** Begin **

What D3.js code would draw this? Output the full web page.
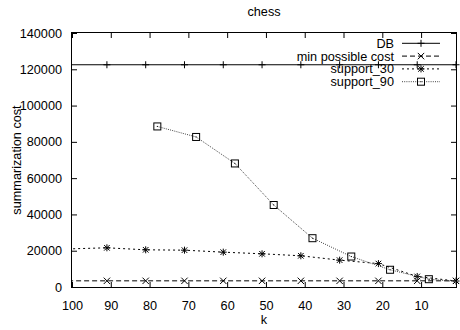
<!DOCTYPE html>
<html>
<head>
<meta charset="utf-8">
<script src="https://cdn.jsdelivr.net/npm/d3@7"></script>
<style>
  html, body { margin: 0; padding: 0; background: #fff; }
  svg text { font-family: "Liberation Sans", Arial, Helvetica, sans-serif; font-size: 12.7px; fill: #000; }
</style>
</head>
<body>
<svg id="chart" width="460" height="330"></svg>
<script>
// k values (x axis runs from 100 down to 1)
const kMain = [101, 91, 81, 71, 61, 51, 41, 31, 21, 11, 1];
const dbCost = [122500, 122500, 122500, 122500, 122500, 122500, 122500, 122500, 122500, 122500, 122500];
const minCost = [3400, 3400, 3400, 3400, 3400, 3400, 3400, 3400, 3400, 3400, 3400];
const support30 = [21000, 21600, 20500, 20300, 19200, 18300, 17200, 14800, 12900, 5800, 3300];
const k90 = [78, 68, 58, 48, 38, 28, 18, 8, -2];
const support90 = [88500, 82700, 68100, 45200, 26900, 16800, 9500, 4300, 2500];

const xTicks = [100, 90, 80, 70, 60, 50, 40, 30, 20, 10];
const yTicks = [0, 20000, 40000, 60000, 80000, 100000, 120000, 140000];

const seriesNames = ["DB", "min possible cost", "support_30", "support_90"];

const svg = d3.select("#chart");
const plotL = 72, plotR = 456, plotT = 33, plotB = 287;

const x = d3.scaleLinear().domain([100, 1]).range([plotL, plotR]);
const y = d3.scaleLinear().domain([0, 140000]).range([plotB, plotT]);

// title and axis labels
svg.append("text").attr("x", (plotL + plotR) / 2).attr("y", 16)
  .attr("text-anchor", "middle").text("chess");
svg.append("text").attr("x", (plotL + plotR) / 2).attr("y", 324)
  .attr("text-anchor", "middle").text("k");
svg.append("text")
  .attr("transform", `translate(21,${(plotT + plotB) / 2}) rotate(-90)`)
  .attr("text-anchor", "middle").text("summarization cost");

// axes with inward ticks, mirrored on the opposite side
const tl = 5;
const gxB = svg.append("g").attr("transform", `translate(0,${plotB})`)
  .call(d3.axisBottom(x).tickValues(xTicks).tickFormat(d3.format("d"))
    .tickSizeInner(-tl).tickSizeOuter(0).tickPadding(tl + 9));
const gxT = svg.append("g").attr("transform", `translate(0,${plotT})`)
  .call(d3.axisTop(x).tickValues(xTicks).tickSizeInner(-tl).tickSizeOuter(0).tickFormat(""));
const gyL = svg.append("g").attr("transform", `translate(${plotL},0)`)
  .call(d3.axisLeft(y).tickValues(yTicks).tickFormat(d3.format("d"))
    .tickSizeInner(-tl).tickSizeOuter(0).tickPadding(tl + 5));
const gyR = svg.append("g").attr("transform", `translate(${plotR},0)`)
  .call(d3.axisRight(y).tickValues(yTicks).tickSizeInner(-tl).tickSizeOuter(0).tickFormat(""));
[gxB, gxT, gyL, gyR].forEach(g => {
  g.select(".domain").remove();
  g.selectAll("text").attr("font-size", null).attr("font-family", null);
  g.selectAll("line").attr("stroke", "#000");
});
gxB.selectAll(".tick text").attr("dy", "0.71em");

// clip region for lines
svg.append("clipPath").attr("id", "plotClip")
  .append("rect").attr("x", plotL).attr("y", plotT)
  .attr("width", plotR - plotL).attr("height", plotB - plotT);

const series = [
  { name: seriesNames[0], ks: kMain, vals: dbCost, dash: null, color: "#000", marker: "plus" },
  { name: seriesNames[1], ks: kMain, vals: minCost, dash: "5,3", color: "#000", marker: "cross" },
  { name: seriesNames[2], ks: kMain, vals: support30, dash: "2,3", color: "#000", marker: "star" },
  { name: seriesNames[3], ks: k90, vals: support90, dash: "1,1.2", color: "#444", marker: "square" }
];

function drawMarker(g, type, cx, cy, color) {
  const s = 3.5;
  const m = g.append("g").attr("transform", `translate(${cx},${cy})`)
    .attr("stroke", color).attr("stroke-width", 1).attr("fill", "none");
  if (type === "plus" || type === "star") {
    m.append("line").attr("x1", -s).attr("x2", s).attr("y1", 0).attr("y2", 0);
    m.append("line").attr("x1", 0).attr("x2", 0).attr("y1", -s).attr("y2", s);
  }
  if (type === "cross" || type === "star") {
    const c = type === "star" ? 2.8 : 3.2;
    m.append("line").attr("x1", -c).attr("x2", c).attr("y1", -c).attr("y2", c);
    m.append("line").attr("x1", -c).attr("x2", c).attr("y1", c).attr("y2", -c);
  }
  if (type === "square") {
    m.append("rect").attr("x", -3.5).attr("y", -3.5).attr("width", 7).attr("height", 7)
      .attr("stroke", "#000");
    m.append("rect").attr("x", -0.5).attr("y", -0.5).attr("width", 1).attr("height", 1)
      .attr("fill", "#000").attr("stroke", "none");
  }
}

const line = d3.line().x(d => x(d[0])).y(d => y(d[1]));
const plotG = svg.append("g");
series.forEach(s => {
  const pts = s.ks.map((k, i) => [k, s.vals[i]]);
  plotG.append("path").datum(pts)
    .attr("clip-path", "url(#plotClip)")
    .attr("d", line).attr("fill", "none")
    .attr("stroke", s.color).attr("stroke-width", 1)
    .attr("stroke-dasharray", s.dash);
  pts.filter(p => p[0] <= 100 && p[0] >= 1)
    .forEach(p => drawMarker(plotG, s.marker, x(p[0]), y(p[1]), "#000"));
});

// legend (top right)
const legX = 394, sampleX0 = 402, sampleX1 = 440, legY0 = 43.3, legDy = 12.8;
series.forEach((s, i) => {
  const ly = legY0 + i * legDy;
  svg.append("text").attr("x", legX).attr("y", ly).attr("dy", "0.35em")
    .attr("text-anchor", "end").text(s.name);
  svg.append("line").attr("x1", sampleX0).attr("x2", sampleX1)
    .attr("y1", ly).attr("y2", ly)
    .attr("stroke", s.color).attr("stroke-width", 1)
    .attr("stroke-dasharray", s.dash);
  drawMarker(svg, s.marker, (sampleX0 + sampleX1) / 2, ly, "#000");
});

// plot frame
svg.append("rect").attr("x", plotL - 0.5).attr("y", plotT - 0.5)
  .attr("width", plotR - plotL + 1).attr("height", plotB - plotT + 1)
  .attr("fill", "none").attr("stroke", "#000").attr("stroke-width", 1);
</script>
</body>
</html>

** End **
** Begin **

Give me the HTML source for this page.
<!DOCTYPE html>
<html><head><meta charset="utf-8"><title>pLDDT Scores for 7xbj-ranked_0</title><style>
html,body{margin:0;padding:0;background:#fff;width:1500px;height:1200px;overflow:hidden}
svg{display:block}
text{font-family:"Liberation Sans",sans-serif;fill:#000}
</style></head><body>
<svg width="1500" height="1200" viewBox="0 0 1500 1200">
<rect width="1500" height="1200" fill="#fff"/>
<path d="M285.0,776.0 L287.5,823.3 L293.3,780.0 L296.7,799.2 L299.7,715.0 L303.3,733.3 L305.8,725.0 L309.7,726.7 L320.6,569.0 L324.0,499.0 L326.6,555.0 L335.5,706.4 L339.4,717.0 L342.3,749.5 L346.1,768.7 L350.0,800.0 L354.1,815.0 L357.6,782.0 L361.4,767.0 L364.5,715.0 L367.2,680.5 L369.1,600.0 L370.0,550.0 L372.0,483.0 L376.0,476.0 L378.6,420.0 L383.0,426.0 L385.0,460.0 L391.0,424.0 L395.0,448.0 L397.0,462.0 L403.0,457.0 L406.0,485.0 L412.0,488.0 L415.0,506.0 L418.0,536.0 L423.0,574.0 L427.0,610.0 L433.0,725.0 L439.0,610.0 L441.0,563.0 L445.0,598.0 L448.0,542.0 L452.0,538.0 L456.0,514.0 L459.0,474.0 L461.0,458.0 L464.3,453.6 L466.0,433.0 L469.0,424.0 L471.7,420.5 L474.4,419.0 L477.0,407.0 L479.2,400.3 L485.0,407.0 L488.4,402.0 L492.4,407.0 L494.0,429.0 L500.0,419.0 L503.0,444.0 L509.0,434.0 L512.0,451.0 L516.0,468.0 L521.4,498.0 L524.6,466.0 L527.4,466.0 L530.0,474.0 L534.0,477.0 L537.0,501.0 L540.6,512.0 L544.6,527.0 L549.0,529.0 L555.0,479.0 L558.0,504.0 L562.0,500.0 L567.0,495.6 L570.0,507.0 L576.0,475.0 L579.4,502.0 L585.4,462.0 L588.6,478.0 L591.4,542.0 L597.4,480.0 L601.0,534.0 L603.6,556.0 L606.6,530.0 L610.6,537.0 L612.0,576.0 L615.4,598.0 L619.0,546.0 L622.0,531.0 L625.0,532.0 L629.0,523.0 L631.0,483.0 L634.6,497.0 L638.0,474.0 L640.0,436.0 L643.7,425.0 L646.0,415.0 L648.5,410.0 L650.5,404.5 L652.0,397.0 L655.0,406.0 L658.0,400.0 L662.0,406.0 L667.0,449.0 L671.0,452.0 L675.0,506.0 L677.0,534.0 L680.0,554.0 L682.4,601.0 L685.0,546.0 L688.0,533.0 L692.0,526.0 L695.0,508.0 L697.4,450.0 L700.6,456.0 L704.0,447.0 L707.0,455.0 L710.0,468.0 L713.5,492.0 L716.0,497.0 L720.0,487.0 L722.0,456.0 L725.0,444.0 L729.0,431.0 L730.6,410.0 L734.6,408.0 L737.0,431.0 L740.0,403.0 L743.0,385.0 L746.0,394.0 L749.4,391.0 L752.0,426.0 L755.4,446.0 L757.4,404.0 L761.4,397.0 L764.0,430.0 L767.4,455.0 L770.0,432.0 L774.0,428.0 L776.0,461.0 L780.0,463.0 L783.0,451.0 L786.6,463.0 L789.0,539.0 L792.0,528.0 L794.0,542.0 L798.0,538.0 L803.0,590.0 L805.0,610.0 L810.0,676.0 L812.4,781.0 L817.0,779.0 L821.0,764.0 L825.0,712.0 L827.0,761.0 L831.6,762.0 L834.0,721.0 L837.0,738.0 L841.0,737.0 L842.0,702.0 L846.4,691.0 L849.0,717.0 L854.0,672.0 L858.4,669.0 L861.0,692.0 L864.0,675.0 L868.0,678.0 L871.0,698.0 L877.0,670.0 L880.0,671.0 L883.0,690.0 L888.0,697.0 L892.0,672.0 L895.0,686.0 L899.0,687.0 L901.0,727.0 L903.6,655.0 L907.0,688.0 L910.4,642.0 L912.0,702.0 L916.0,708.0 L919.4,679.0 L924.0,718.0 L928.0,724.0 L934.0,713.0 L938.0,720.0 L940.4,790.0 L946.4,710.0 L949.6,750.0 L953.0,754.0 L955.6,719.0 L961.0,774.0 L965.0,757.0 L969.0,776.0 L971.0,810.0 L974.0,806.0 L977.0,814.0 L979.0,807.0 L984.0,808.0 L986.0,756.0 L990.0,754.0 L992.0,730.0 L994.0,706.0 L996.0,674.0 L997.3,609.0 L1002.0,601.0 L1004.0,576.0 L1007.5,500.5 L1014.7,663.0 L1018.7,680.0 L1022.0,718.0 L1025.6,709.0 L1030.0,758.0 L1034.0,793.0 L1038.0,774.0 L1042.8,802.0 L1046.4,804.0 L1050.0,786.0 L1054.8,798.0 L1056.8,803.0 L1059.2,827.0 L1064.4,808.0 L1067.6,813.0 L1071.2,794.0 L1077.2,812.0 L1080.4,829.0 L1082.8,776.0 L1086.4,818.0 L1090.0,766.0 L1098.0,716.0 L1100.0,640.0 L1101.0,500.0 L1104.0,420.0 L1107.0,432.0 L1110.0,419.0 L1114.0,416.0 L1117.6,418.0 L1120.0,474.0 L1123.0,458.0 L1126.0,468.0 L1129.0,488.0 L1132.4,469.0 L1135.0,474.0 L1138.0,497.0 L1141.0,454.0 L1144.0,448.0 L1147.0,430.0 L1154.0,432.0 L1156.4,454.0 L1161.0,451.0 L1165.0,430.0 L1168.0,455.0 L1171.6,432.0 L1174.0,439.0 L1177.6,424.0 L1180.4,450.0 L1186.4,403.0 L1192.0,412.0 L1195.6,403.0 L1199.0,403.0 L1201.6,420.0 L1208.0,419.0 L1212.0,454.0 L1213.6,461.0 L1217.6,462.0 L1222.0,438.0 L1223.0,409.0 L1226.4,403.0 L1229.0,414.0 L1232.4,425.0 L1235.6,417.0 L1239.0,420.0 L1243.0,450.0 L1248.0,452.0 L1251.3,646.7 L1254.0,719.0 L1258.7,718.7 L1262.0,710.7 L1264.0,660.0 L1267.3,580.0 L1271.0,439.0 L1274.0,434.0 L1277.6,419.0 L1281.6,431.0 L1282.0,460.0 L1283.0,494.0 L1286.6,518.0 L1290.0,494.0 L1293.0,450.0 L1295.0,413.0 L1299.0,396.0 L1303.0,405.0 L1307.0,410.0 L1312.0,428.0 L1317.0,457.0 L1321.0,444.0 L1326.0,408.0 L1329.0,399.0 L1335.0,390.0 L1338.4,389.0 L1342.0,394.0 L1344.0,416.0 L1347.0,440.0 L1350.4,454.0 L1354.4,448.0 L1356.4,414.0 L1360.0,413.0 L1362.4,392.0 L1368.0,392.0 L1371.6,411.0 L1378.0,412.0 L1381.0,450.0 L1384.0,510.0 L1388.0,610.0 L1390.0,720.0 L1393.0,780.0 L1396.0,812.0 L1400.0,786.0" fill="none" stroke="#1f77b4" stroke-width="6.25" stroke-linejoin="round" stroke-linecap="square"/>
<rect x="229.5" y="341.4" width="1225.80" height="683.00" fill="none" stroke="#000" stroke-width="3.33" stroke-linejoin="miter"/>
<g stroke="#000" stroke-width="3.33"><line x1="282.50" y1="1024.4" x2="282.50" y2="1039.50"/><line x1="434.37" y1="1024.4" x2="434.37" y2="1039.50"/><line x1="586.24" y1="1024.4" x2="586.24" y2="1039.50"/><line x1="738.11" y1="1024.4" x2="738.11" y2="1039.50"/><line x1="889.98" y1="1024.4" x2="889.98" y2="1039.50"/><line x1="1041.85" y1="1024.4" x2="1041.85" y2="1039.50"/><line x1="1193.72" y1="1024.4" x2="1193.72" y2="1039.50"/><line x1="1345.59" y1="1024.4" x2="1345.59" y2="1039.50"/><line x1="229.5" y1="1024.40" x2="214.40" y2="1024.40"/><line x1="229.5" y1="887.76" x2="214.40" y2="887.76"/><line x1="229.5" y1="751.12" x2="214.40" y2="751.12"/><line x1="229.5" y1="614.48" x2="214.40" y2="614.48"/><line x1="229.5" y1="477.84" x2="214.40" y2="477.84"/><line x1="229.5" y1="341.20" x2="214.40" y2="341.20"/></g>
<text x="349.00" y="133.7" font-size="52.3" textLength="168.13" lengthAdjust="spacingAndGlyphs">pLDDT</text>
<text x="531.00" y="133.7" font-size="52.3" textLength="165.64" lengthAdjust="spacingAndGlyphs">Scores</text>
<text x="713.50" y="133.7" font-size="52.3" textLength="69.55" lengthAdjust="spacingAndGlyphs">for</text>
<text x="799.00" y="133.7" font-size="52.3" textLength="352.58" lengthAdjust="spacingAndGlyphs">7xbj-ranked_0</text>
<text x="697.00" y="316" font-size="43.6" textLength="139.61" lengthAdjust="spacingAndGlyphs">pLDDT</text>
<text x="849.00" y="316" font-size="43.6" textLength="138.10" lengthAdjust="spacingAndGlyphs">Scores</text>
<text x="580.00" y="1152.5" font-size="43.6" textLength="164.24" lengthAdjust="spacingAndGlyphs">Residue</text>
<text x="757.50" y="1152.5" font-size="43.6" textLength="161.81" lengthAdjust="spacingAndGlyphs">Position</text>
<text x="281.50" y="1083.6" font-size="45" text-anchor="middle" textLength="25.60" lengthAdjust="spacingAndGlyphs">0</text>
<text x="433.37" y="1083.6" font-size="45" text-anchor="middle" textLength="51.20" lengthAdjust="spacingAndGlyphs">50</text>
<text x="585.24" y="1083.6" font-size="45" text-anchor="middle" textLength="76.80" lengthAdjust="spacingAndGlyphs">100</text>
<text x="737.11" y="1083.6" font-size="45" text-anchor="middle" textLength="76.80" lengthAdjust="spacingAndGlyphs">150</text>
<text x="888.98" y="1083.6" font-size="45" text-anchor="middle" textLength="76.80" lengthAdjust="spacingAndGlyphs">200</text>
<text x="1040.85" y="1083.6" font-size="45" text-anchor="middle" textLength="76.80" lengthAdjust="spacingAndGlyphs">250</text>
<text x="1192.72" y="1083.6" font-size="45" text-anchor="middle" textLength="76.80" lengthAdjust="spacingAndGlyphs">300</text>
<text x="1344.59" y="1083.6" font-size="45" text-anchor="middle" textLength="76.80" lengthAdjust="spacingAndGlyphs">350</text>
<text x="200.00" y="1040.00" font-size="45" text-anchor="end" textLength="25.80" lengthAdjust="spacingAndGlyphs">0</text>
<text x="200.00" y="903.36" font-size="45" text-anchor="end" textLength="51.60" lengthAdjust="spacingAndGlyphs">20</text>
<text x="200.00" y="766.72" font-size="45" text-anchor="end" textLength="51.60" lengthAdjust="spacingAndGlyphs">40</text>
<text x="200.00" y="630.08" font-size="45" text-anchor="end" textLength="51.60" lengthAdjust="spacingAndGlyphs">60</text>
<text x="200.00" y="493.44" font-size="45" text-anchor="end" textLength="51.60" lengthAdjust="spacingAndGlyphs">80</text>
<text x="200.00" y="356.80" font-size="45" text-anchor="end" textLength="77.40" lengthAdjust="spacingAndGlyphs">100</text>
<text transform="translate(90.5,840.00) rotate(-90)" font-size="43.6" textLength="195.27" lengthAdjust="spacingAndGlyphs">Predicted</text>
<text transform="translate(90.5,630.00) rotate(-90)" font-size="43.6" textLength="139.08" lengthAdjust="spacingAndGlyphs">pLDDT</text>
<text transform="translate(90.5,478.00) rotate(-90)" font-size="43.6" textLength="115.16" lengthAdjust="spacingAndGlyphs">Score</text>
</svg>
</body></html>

** End **

Identify the lines of the data that contain the word "this". Copy each of them.

What D3.js code would draw this? Output the full web page.
Give me the HTML source for this page.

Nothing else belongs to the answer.